▶ Exercise
Write out exactly, please, every line from the beginning of the entries to the line holding "(84,181) rectangle (770,763);", and no pictures.

▶ Records from a collection
━━━━

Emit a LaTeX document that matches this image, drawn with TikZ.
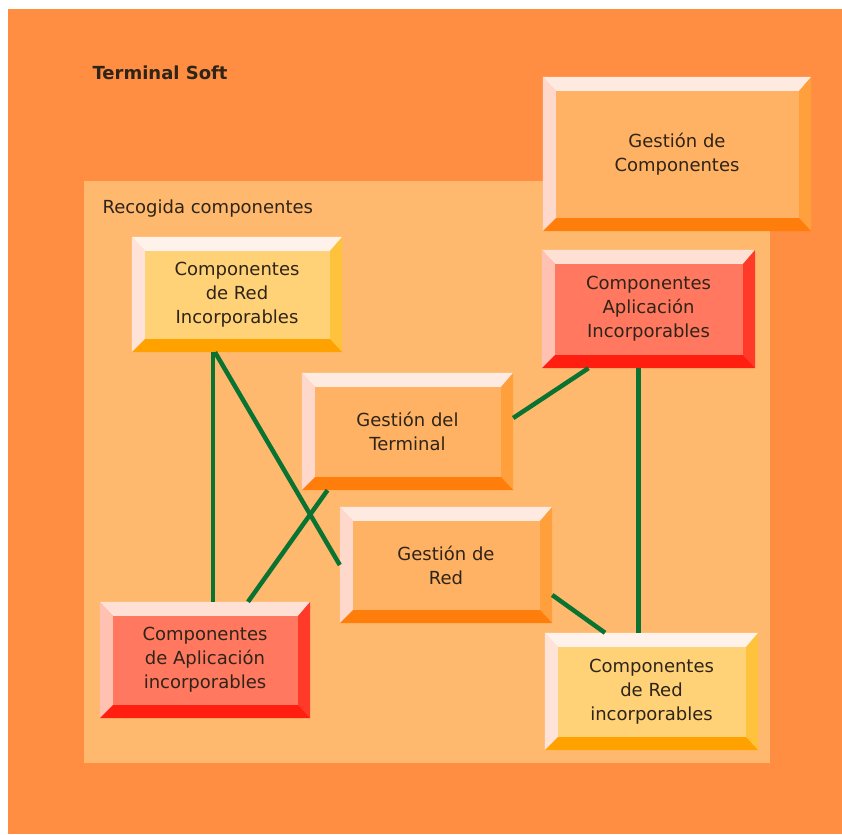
\documentclass[tikz,border=0pt]{standalone}
\usepackage{fontspec}
\setmainfont{DejaVu Sans}

% backgrounds
\definecolor{outerbg}{HTML}{FF8E42}
\definecolor{innerbg}{HTML}{FFB96E}
\definecolor{linkgreen}{HTML}{0B7332}
\definecolor{boxtext}{HTML}{2E2418}
% o = orange boxes, y = yellow boxes, r = red boxes
\definecolor{faceo}{HTML}{FFB264}
\definecolor{topo}{HTML}{FFEAE2}
\definecolor{lefto}{HTML}{FFD8CC}
\definecolor{righto}{HTML}{FFA03C}
\definecolor{boto}{HTML}{FF7D0A}
\definecolor{facey}{HTML}{FFD278}
\definecolor{topy}{HTML}{FFF2EA}
\definecolor{lefty}{HTML}{FFE2D8}
\definecolor{righty}{HTML}{FFC23C}
\definecolor{boty}{HTML}{FFA200}
\definecolor{facer}{HTML}{FF785F}
\definecolor{topr}{HTML}{FFE0D5}
\definecolor{leftr}{HTML}{FFC2B2}
\definecolor{rightr}{HTML}{FF3A28}
\definecolor{botr}{HTML}{FF1E10}

\begin{document}
\begin{tikzpicture}[x=1pt,y=-1pt,
  box/.style={rectangle,inner sep=0pt,align=center,text=boxtext,
    font=\fontsize{18}{24}\selectfont},
  link/.style={draw=linkgreen,line width=4.5pt}]
\useasboundingbox (0,0) rectangle (842,834);
\fill[white] (0,0) rectangle (842,834);
\fill[outerbg] (8,9) rectangle (842,834);
\fill[innerbg] (84,181) rectangle (770,763);

\node[anchor=west,text=boxtext,font=\fontsize{18}{20}\selectfont\bfseries]
  (title) at (89,73) {Terminal Soft};
\node[anchor=west,text=boxtext,font=\fontsize{18}{20}\selectfont]
  (area) at (99,209) {Recogida componentes};

\foreach \n/\x/\y/\w/\h/\p/\t in {
  gcomp/677/154/268/154/o/{Gestión de\\Componentes},
  redA/237/294.5/210/115/y/{Componentes\\de Red\\Incorporables},
  aplA/648.5/309/213/118/r/{Componentes\\Aplicación\\Incorporables},
  gterm/407.5/431.5/211/117/o/{Gestión del\\Terminal},
  gred/446/565/212/116/o/{Gestión de\\Red},
  aplB/205/660/210/116/r/{Componentes\\de Aplicación\\incorporables},
  redB/651.5/691.5/213/117/y/{Componentes\\de Red\\incorporables}}
{
  \node[box,minimum width=\w pt,minimum height=\h pt,fill=face\p]
    (\n) at (\x,\y) {\t};
  \fill[top\p] (\n.north west) -- (\n.north east)
    -- ([shift={(-12pt,-14pt)}]\n.north east)
    -- ([shift={(13pt,-14pt)}]\n.north west) -- cycle;
  \fill[left\p] (\n.north west) -- ([shift={(13pt,-14pt)}]\n.north west)
    -- ([shift={(13pt,13pt)}]\n.south west) -- (\n.south west) -- cycle;
  \fill[right\p] (\n.north east) -- ([shift={(-12pt,-14pt)}]\n.north east)
    -- ([shift={(-12pt,13pt)}]\n.south east) -- (\n.south east) -- cycle;
  \fill[bot\p] (\n.south west) -- ([shift={(13pt,13pt)}]\n.south west)
    -- ([shift={(-12pt,13pt)}]\n.south east) -- (\n.south east) -- cycle;
}

\draw[link] ([xshift=-24pt]redA.south) -- ([xshift=8pt]aplB.north);
\draw[link] ([xshift=-22pt]redA.south) -- (gred.west);
\draw[link] ([xshift=-80pt]gterm.south) -- ([xshift=43pt]aplB.north);
\draw[link] ([yshift=13.5pt]gterm.east) -- ([xshift=-60pt]aplA.south);
\draw[link] ([xshift=-10pt]aplA.south) -- ([xshift=-13pt]redB.north);
\draw[link] ([yshift=-30pt]gred.east) -- ([xshift=-46.5pt]redB.north);
\end{tikzpicture}
\end{document}
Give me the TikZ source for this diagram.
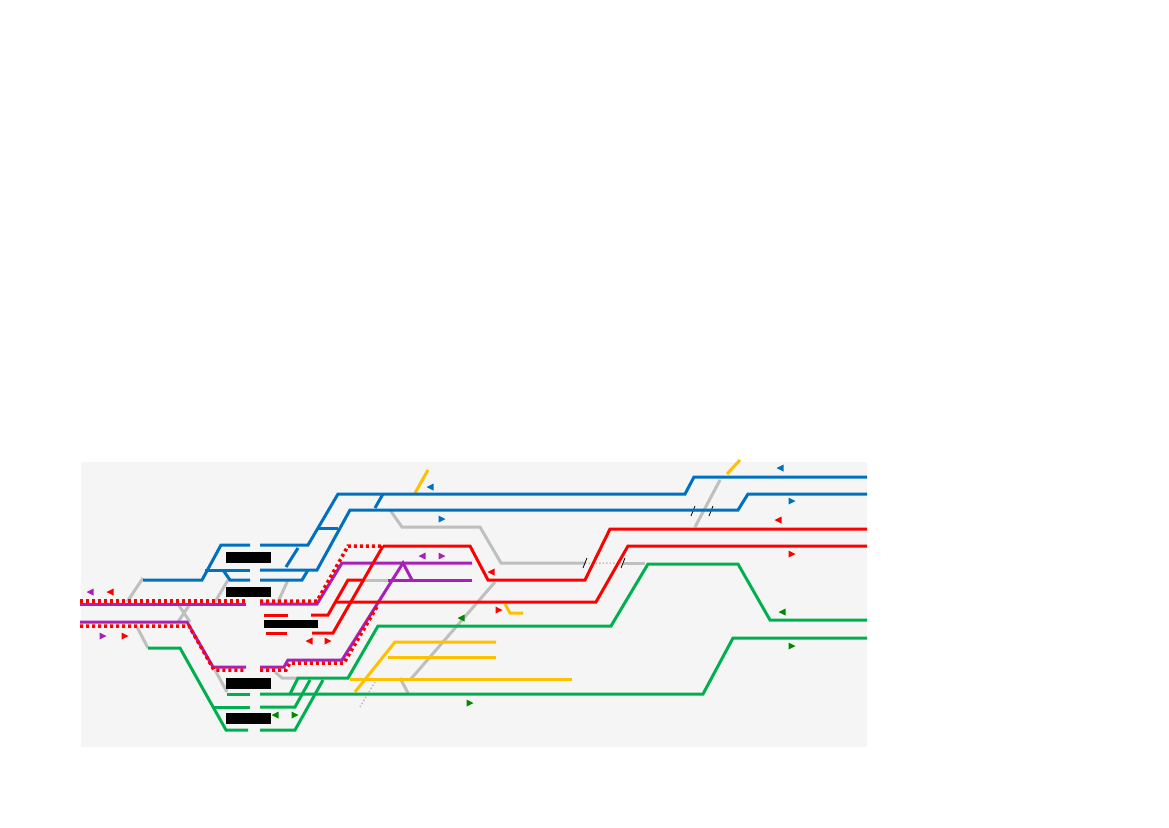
\documentclass[tikz,border=0pt]{standalone}
\usepackage{tikz}
\definecolor{lblue}{HTML}{0070C0}
\definecolor{lred}{HTML}{FF0000}
\definecolor{lgreen}{HTML}{00B050}
\definecolor{lyellow}{HTML}{FFC000}
\definecolor{lpurple}{HTML}{A820B8}
\definecolor{lgray}{HTML}{BFBFBF}
\definecolor{tgreen}{HTML}{008A00}
\tikzstyle{track} = [line width=3pt]
\tikzstyle{dotted red} = [line width=3.5pt, lred, dash pattern=on 3pt off 3pt]
\newcommand{\arrl}[3]{\fill[#1] (#2+3.5,#3-3.5) -- (#2-3.5,#3) -- (#2+3.5,#3+3.5) -- cycle;}
\newcommand{\arrr}[3]{\fill[#1] (#2-3.5,#3-3.5) -- (#2+3.5,#3) -- (#2-3.5,#3+3.5) -- cycle;}
\begin{document}
\begin{tikzpicture}[x=1pt,y=-1pt]
  \useasboundingbox (0,0) rectangle (1169,827);
  \fill[gray!8] (81,462) rectangle (867,747);
  % gray tracks
  \begin{scope}[track, lgray]
    \draw (127,602) -- (143,578);
    \draw (137,627) -- (148,648);
    \draw (178,604) -- (190,622) (190,604) -- (178,622);
    \draw (215,602) -- (228,580);
    \draw (278,602) -- (288,580);
    \draw (215,670) -- (227,692);
    \draw (275,672) -- (282,678) -- (298,678);
    \draw (362,580) -- (388,580);
    \draw (390,510) -- (402,527) -- (480,527) -- (501,563) -- (585,563);
    \draw (623,563) -- (645,563);
    \draw (495,582) -- (410,680);
    \draw (400,678) -- (408,693);
    \draw (695,527) -- (720,480);
  \end{scope}
  \draw[line width=1.5pt, lgray, dotted] (585,563) -- (623,563) (693,511) -- (711,511) (360,707) -- (375,682);
  \foreach \bx/\by in {585/563, 623/563, 693/511, 711/511}
    \draw[black, line width=0.8pt] (\bx-2,\by+5) -- (\bx+2,\by-5);
  % yellow
  \begin{scope}[track, lyellow]
    \draw (415,493) -- (428,470);
    \draw (727,474) -- (740,460);
    \draw (505,604) -- (510,613) -- (523,613);
    \draw (496,642) -- (395,642) -- (355,692);
    \draw (388,657) -- (496,657);
    \draw (350,679) -- (572,679);
  \end{scope}
  % blue
  \begin{scope}[track, lblue]
    \draw (143,580) -- (202,580) -- (221,545) -- (250,545);
    \draw (260,545) -- (308,545) -- (338,494) -- (685,494) -- (694,477) -- (867,477);
    \draw (205,570) -- (250,570);
    \draw (260,570) -- (317,570) -- (350,510) -- (738,510) -- (748,494) -- (867,494);
    \draw (223,570) -- (230,580) -- (250,580);
    \draw (260,580) -- (302,580) -- (308,570);
    \draw (286,567) -- (298,548);
    \draw (318,528) -- (338,528);
    \draw (375,508) -- (383,494);
  \end{scope}
  % green
  \begin{scope}[track, lgreen]
    \draw (148,648) -- (180,648) -- (226,730) -- (248,730);
    \draw (260,730) -- (295,730) -- (323,680);
    \draw (867,620) -- (770,620) -- (738,564) -- (648,564) -- (611,626) -- (378,626) -- (348,678) -- (298,678) -- (290,694);
    \draw (227,694) -- (250,694);
    \draw (260,694) -- (703,694) -- (733,638) -- (867,638);
    \draw (213,707) -- (250,707);
    \draw (260,707) -- (295,707) -- (310,680);
  \end{scope}
  % purple
  \begin{scope}[track, lpurple]
    \draw (80,604) -- (246,604);
    \draw (260,604) -- (317,604) -- (342,563) -- (472,563);
    \draw (80,622) -- (187,622) -- (213,667) -- (246,667);
    \draw (260,667) -- (284,667) -- (288,660) -- (342,660) -- (403,563) -- (412,580);
    \draw (388,580) -- (472,580);
  \end{scope}
  % red
  \begin{scope}[track, lred]
    \draw (383,546) -- (470,546) -- (488,580) -- (585,580) -- (610,529) -- (867,529);
    \draw (362,580) -- (348,580) -- (328,615) -- (311,615);
    \draw (335,602) -- (596,602) -- (628,546) -- (867,546);
    \draw (264,615) -- (288,615);
    \draw (266,633) -- (287,633);
    \draw (312,633) -- (333,633) -- (383,546);
  \end{scope}
  \draw[dotted red] (80,601) -- (246,601);
  \draw[dotted red] (260,601) -- (317,601) -- (348,546) -- (383,546);
  \draw[dotted red] (80,626) -- (189,626) -- (214,670) -- (246,670);
  \draw[dotted red] (260,670) -- (286,670) -- (290,663) -- (344,663) -- (378,605);
  % platforms
  \foreach \ax/\ay/\bx/\by in {226/552/271/563, 226/587/271/597, 264/620/318/628, 226/678/271/689, 226/713/271/724}
    \fill[black] (\ax,\ay) rectangle (\bx,\by);
  % direction marks
  \arrl{lpurple}{90}{592} \arrl{lred}{110}{592}
  \arrr{lpurple}{103}{636} \arrr{lred}{125}{636}
  \arrl{lred}{309}{641} \arrr{lred}{328}{641}
  \arrl{lpurple}{422}{556} \arrr{lpurple}{442}{556}
  \arrl{lblue}{430}{487} \arrr{lblue}{442}{519}
  \arrl{lred}{491}{572} \arrr{lred}{499}{610}
  \arrl{tgreen}{461}{618} \arrr{tgreen}{470}{703}
  \arrl{tgreen}{275}{715} \arrr{tgreen}{295}{715}
  \arrl{lblue}{780}{468} \arrr{lblue}{792}{501}
  \arrl{lred}{778}{520} \arrr{lred}{792}{554}
  \arrl{tgreen}{782}{612} \arrr{tgreen}{792}{646}
\end{tikzpicture}
\end{document}
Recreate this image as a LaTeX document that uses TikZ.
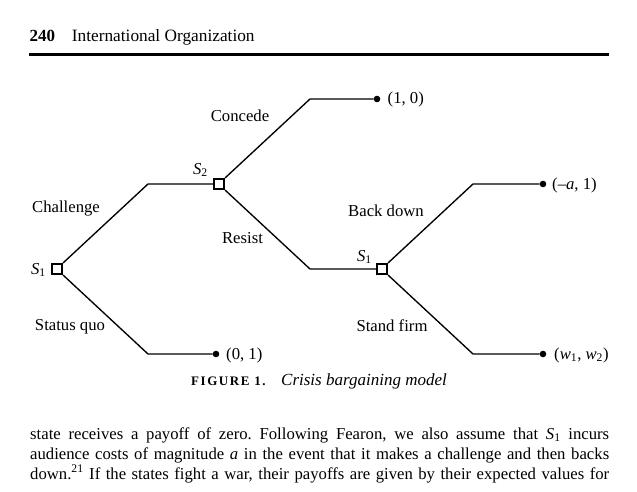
\documentclass[tikz,border=0pt]{standalone}
\usepackage{fontspec}
\setmainfont{Liberation Serif}
\newfontfamily\capfont[LetterSpace=12]{Liberation Serif}
\frenchspacing
\begin{document}
\begin{tikzpicture}[x=1pt,y=-1pt,
  dm/.style={draw, line width=1.6pt, minimum size=10.4pt, inner sep=0pt, fill=white},
  tdot/.style={circle, fill, inner sep=0pt, minimum size=6.6pt},
  br/.style={line width=1.35pt},
  lab/.style={inner sep=0pt, font=\fontsize{16.7}{20}\selectfont},
  txt/.style={inner sep=0pt, anchor=base west, font=\fontsize{16.7}{20}\selectfont}]
\useasboundingbox (0,0) rectangle (637,492);
% header
\node[txt, font=\fontsize{17}{20}\selectfont\bfseries] (pg) at (29.3,42) {240};
\node[txt, font=\fontsize{17.3}{20}\selectfont] (jr) at (71.7,42) {International Organization};
\fill (29.3,52.8) rectangle (609.3,56.3);
% decision nodes
\node[dm] (s1a) at (57,269) {};
\node[dm] (s2) at (219,184) {};
\node[dm] (s1b) at (382,269) {};
% terminal dots
\node[tdot] (t10) at (377,99) {};
\node[tdot] (ta1) at (543,184) {};
\node[tdot] (tw) at (543,354) {};
\node[tdot] (t01) at (216,354) {};
% knees
\coordinate (kc) at (148,184);
\coordinate (ksq) at (148,354);
\coordinate (kco) at (310,99);
\coordinate (kr) at (310,269);
\coordinate (kb) at (473,184);
\coordinate (ks) at (473,354);
% branches
\draw[br] (s1a.north east) -- (kc) -- (s2.west);
\draw[br] (s1a.south east) -- (ksq) -- (t01);
\draw[br] (s2.north east) -- (kco) -- (t10);
\draw[br] (s2.south east) -- (kr) -- (s1b.west);
\draw[br] (s1b.north east) -- (kb) -- (ta1);
\draw[br] (s1b.south east) -- (ks) -- (tw);
% redraw boxes on top
\node[dm] at (s1a) {};
\node[dm] at (s2) {};
\node[dm] at (s1b) {};
% player labels
\node[lab, anchor=base east] (l1a) at (46,274) {\textit{S}\textsubscript{1}};
\node[lab, anchor=base east] (l2) at (208,174) {\textit{S}\textsubscript{2}};
\node[lab, anchor=base east] (l1b) at (372,261) {\textit{S}\textsubscript{1}};
% action labels
\node[lab, anchor=base] (aco) at (240,122) {Concede};
\node[lab, anchor=base] (ach) at (66,212) {Challenge};
\node[lab, anchor=base] (are) at (242.5,243) {Resist};
\node[lab, anchor=base] (asq) at (70,330) {Status quo};
\node[lab, anchor=base] (abd) at (386,216) {Back down};
\node[lab, anchor=base] (asf) at (392,331) {Stand firm};
% payoffs
\node[lab, anchor=base west] (p10) at (387.5,104) {(1, 0)};
\node[lab, anchor=base west] (pa1) at (552,189) {(\textendash\textit{a}, 1)};
\node[lab, anchor=base west] (p01) at (226,359) {(0, 1)};
\node[lab, anchor=base west] (pw) at (554,359) {(\textit{w}\textsubscript{1}, \textit{w}\textsubscript{2})};
% caption
\node[txt, font=\fontsize{13}{15}\selectfont\capfont\bfseries] (cap1) at (191,385) {FIGURE 1.};
\node[txt, font=\fontsize{17}{20}\selectfont\itshape] (cap2) at (281,385) {Crisis bargaining model};
% body text
\node[txt] (b1) at (30,439) {\hbox to 579pt{state receives a payoff of zero. Following Fearon, we also assume that \textit{S}\textsubscript{1} incurs}};
\node[txt] (b2) at (30,459) {\hbox to 579pt{audience costs of magnitude \textit{a} in the event that it makes a challenge and then backs}};
\node[txt] (b3) at (30,479) {\hbox to 579pt{down.\textsuperscript{21} If the states fight a war, their payoffs are given by their expected values for}};
\end{tikzpicture}
\end{document}
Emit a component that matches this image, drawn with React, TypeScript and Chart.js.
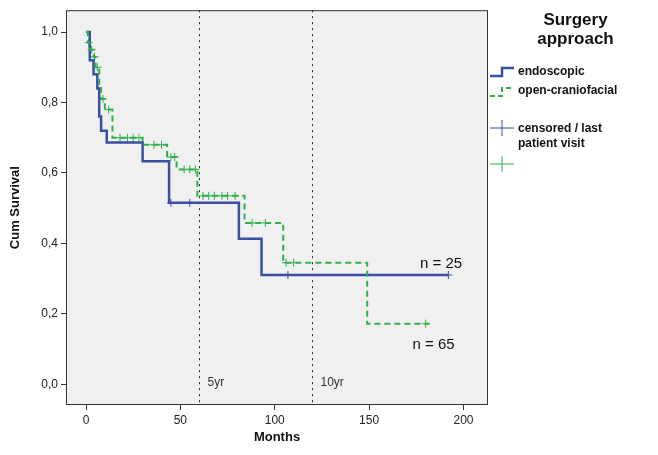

━━━━

▶ Final result
Emit a LaTeX document that matches this image, drawn with TikZ.
\documentclass[tikz,border=0pt]{standalone}
\usepackage{fontspec}
\setmainfont{DejaVu Sans}

% backgrounds
\definecolor{outerbg}{HTML}{FF8E42}
\definecolor{innerbg}{HTML}{FFB96E}
\definecolor{linkgreen}{HTML}{0B7332}
\definecolor{boxtext}{HTML}{2E2418}
% o = orange boxes, y = yellow boxes, r = red boxes
\definecolor{faceo}{HTML}{FFB264}
\definecolor{topo}{HTML}{FFEAE2}
\definecolor{lefto}{HTML}{FFD8CC}
\definecolor{righto}{HTML}{FFA03C}
\definecolor{boto}{HTML}{FF7D0A}
\definecolor{facey}{HTML}{FFD278}
\definecolor{topy}{HTML}{FFF2EA}
\definecolor{lefty}{HTML}{FFE2D8}
\definecolor{righty}{HTML}{FFC23C}
\definecolor{boty}{HTML}{FFA200}
\definecolor{facer}{HTML}{FF785F}
\definecolor{topr}{HTML}{FFE0D5}
\definecolor{leftr}{HTML}{FFC2B2}
\definecolor{rightr}{HTML}{FF3A28}
\definecolor{botr}{HTML}{FF1E10}

\begin{document}
\begin{tikzpicture}[x=1pt,y=-1pt,
  box/.style={rectangle,inner sep=0pt,align=center,text=boxtext,
    font=\fontsize{18}{24}\selectfont},
  link/.style={draw=linkgreen,line width=4.5pt}]
\useasboundingbox (0,0) rectangle (842,834);
\fill[white] (0,0) rectangle (842,834);
\fill[outerbg] (8,9) rectangle (842,834);
\fill[innerbg] (84,181) rectangle (770,763);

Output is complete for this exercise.